→ **INSTRUCTIONS TO FOLLOW**
Reproduce each line of the material exactly, minus any picture.
=-=-=-=-=
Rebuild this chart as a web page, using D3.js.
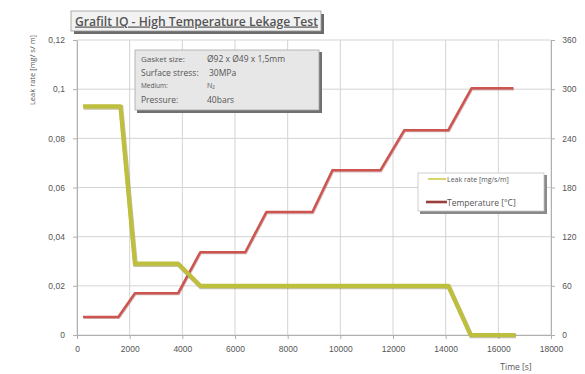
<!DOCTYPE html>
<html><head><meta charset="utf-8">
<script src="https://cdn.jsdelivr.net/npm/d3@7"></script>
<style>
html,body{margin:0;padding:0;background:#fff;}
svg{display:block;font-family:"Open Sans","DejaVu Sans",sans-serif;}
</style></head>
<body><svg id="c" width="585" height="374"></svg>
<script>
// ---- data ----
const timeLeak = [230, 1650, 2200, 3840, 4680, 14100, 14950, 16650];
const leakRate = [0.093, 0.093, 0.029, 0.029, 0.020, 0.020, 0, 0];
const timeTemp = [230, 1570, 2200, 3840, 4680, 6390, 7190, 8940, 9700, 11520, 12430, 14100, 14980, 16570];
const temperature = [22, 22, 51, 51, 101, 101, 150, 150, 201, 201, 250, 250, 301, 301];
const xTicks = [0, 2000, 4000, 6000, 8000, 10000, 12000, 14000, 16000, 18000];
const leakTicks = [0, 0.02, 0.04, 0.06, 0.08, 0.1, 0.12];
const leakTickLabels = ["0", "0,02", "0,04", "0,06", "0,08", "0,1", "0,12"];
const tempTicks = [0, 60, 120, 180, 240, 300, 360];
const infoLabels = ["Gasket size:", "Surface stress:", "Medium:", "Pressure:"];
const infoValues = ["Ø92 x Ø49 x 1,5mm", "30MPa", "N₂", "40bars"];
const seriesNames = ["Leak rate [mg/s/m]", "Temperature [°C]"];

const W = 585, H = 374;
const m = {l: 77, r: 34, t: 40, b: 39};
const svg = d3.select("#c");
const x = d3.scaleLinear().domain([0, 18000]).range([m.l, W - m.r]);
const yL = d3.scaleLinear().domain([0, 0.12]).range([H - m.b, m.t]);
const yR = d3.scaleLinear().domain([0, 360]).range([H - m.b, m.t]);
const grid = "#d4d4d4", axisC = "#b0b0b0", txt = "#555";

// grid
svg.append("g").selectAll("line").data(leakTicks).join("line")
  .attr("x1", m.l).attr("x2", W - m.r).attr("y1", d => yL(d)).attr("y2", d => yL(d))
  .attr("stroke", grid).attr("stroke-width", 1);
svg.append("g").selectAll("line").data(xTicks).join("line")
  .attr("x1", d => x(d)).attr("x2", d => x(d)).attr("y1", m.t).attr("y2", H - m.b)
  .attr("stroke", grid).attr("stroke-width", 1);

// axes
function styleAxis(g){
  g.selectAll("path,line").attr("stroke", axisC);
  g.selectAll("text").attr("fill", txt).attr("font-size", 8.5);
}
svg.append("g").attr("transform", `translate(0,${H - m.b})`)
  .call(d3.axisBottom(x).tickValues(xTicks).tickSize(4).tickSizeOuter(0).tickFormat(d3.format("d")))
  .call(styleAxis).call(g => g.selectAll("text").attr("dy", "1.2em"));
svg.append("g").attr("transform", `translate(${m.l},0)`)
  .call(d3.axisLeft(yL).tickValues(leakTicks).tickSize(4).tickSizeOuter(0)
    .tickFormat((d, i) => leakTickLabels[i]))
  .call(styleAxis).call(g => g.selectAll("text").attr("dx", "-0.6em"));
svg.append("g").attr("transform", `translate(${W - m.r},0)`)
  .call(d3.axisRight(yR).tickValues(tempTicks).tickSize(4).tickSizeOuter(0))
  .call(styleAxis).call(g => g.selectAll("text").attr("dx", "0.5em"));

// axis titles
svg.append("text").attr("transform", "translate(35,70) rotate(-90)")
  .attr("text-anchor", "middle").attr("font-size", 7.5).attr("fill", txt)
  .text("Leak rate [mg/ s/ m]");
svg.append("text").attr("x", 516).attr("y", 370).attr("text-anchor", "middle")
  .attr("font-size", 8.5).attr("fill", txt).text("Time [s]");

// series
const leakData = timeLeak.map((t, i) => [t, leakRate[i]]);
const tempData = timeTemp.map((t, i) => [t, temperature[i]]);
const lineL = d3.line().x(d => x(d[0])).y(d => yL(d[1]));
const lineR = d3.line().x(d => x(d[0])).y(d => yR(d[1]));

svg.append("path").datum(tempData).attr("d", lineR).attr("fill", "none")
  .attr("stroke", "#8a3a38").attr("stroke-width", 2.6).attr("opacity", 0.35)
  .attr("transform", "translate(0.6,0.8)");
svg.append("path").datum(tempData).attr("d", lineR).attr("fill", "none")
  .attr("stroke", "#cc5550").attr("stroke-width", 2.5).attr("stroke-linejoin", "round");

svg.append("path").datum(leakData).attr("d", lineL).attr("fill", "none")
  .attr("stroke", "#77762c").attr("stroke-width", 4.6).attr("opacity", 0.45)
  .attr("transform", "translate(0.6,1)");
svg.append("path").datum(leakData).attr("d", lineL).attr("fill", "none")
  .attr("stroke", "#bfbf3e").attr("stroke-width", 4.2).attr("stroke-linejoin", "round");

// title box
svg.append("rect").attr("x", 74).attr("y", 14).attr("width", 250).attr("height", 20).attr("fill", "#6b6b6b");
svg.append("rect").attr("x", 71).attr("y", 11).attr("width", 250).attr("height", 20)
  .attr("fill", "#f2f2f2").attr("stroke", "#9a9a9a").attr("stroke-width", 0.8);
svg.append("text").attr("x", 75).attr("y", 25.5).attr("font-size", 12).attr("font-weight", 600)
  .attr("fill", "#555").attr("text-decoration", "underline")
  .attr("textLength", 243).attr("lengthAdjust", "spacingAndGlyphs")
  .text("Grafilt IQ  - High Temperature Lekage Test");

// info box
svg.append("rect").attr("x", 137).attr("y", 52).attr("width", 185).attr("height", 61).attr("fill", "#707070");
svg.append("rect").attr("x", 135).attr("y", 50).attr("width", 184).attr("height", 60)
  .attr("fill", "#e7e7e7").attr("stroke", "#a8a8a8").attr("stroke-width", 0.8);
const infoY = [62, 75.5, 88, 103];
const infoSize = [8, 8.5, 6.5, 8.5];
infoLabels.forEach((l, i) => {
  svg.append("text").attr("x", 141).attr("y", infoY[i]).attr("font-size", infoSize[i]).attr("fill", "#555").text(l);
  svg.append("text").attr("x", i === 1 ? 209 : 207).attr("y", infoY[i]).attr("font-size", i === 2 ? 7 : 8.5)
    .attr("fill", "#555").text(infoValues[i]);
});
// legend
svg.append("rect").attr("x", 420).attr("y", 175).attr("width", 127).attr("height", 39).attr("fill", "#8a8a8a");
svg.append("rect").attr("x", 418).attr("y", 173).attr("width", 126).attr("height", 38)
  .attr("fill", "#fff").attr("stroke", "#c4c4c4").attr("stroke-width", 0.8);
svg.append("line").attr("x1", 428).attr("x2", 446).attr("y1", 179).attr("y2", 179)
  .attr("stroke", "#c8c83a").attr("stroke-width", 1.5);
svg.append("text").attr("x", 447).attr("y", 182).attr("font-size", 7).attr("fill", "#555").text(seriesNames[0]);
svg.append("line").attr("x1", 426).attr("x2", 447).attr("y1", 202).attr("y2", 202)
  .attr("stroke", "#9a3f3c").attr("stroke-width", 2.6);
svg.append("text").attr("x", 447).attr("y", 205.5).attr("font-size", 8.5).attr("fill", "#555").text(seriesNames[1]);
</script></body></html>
=-=-=-=-=
→ **SOLUTION TO THIS TASK**
Rebuild this chart as a web page, using D3.js.
<!DOCTYPE html>
<html><head><meta charset="utf-8">
<script src="https://cdn.jsdelivr.net/npm/d3@7"></script>
<style>
html,body{margin:0;padding:0;background:#fff;}
svg{display:block;font-family:"Open Sans","DejaVu Sans",sans-serif;}
</style></head>
<body><svg id="c" width="585" height="374"></svg>
<script>
// ---- data ----
const timeLeak = [230, 1650, 2200, 3840, 4680, 14100, 14950, 16650];
const leakRate = [0.093, 0.093, 0.029, 0.029, 0.020, 0.020, 0, 0];
const timeTemp = [230, 1570, 2200, 3840, 4680, 6390, 7190, 8940, 9700, 11520, 12430, 14100, 14980, 16570];
const temperature = [22, 22, 51, 51, 101, 101, 150, 150, 201, 201, 250, 250, 301, 301];
const xTicks = [0, 2000, 4000, 6000, 8000, 10000, 12000, 14000, 16000, 18000];
const leakTicks = [0, 0.02, 0.04, 0.06, 0.08, 0.1, 0.12];
const leakTickLabels = ["0", "0,02", "0,04", "0,06", "0,08", "0,1", "0,12"];
const tempTicks = [0, 60, 120, 180, 240, 300, 360];
const infoLabels = ["Gasket size:", "Surface stress:", "Medium:", "Pressure:"];
const infoValues = ["Ø92 x Ø49 x 1,5mm", "30MPa", "N₂", "40bars"];
const seriesNames = ["Leak rate [mg/s/m]", "Temperature [°C]"];

const W = 585, H = 374;
const m = {l: 77, r: 34, t: 40, b: 39};
const svg = d3.select("#c");
const x = d3.scaleLinear().domain([0, 18000]).range([m.l, W - m.r]);
const yL = d3.scaleLinear().domain([0, 0.12]).range([H - m.b, m.t]);
const yR = d3.scaleLinear().domain([0, 360]).range([H - m.b, m.t]);
const grid = "#d4d4d4", axisC = "#b0b0b0", txt = "#555";

// grid
svg.append("g").selectAll("line").data(leakTicks).join("line")
  .attr("x1", m.l).attr("x2", W - m.r).attr("y1", d => yL(d)).attr("y2", d => yL(d))
  .attr("stroke", grid).attr("stroke-width", 1);
svg.append("g").selectAll("line").data(xTicks).join("line")
  .attr("x1", d => x(d)).attr("x2", d => x(d)).attr("y1", m.t).attr("y2", H - m.b)
  .attr("stroke", grid).attr("stroke-width", 1);

// axes
function styleAxis(g){
  g.selectAll("path,line").attr("stroke", axisC);
  g.selectAll("text").attr("fill", txt).attr("font-size", 8.5);
}
svg.append("g").attr("transform", `translate(0,${H - m.b})`)
  .call(d3.axisBottom(x).tickValues(xTicks).tickSize(4).tickSizeOuter(0).tickFormat(d3.format("d")))
  .call(styleAxis).call(g => g.selectAll("text").attr("dy", "1.2em"));
svg.append("g").attr("transform", `translate(${m.l},0)`)
  .call(d3.axisLeft(yL).tickValues(leakTicks).tickSize(4).tickSizeOuter(0)
    .tickFormat((d, i) => leakTickLabels[i]))
  .call(styleAxis).call(g => g.selectAll("text").attr("dx", "-0.6em"));
svg.append("g").attr("transform", `translate(${W - m.r},0)`)
  .call(d3.axisRight(yR).tickValues(tempTicks).tickSize(4).tickSizeOuter(0))
  .call(styleAxis).call(g => g.selectAll("text").attr("dx", "0.5em"));

// axis titles
svg.append("text").attr("transform", "translate(35,70) rotate(-90)")
  .attr("text-anchor", "middle").attr("font-size", 7.5).attr("fill", txt)
  .text("Leak rate [mg/ s/ m]");
svg.append("text").attr("x", 516).attr("y", 370).attr("text-anchor", "middle")
  .attr("font-size", 8.5).attr("fill", txt).text("Time [s]");

// series
const leakData = timeLeak.map((t, i) => [t, leakRate[i]]);
const tempData = timeTemp.map((t, i) => [t, temperature[i]]);
const lineL = d3.line().x(d => x(d[0])).y(d => yL(d[1]));
const lineR = d3.line().x(d => x(d[0])).y(d => yR(d[1]));

svg.append("path").datum(tempData).attr("d", lineR).attr("fill", "none")
  .attr("stroke", "#8a3a38").attr("stroke-width", 2.6).attr("opacity", 0.35)
  .attr("transform", "translate(0.6,0.8)");
svg.append("path").datum(tempData).attr("d", lineR).attr("fill", "none")
  .attr("stroke", "#cc5550").attr("stroke-width", 2.5).attr("stroke-linejoin", "round");

svg.append("path").datum(leakData).attr("d", lineL).attr("fill", "none")
  .attr("stroke", "#77762c").attr("stroke-width", 4.6).attr("opacity", 0.45)
  .attr("transform", "translate(0.6,1)");
svg.append("path").datum(leakData).attr("d", lineL).attr("fill", "none")
  .attr("stroke", "#bfbf3e").attr("stroke-width", 4.2).attr("stroke-linejoin", "round");

// title box
svg.append("rect").attr("x", 74).attr("y", 14).attr("width", 250).attr("height", 20).attr("fill", "#6b6b6b");
svg.append("rect").attr("x", 71).attr("y", 11).attr("width", 250).attr("height", 20)
  .attr("fill", "#f2f2f2").attr("stroke", "#9a9a9a").attr("stroke-width", 0.8);
svg.append("text").attr("x", 75).attr("y", 25.5).attr("font-size", 12).attr("font-weight", 600)
  .attr("fill", "#555").attr("text-decoration", "underline")
  .attr("textLength", 243).attr("lengthAdjust", "spacingAndGlyphs")
  .text("Grafilt IQ  - High Temperature Lekage Test");

// info box
svg.append("rect").attr("x", 137).attr("y", 52).attr("width", 185).attr("height", 61).attr("fill", "#707070");
svg.append("rect").attr("x", 135).attr("y", 50).attr("width", 184).attr("height", 60)
  .attr("fill", "#e7e7e7").attr("stroke", "#a8a8a8").attr("stroke-width", 0.8);
const infoY = [62, 75.5, 88, 103];
const infoSize = [8, 8.5, 6.5, 8.5];
infoLabels.forEach((l, i) => {
  svg.append("text").attr("x", 141).attr("y", infoY[i]).attr("font-size", infoSize[i]).attr("fill", "#555").text(l);
  svg.append("text").attr("x", i === 1 ? 209 : 207).attr("y", infoY[i]).attr("font-size", i === 2 ? 7 : 8.5)
    .attr("fill", "#555").text(infoValues[i]);
});
// legend
svg.append("rect").attr("x", 420).attr("y", 175).attr("width", 127).attr("height", 39).attr("fill", "#8a8a8a");
svg.append("rect").attr("x", 418).attr("y", 173).attr("width", 126).attr("height", 38)
  .attr("fill", "#fff").attr("stroke", "#c4c4c4").attr("stroke-width", 0.8);
svg.append("line").attr("x1", 428).attr("x2", 446).attr("y1", 179).attr("y2", 179)
  .attr("stroke", "#c8c83a").attr("stroke-width", 1.5);
svg.append("text").attr("x", 447).attr("y", 182).attr("font-size", 7).attr("fill", "#555").text(seriesNames[0]);
svg.append("line").attr("x1", 426).attr("x2", 447).attr("y1", 202).attr("y2", 202)
  .attr("stroke", "#9a3f3c").attr("stroke-width", 2.6);
svg.append("text").attr("x", 447).attr("y", 205.5).attr("font-size", 8.5).attr("fill", "#555").text(seriesNames[1]);
</script></body></html>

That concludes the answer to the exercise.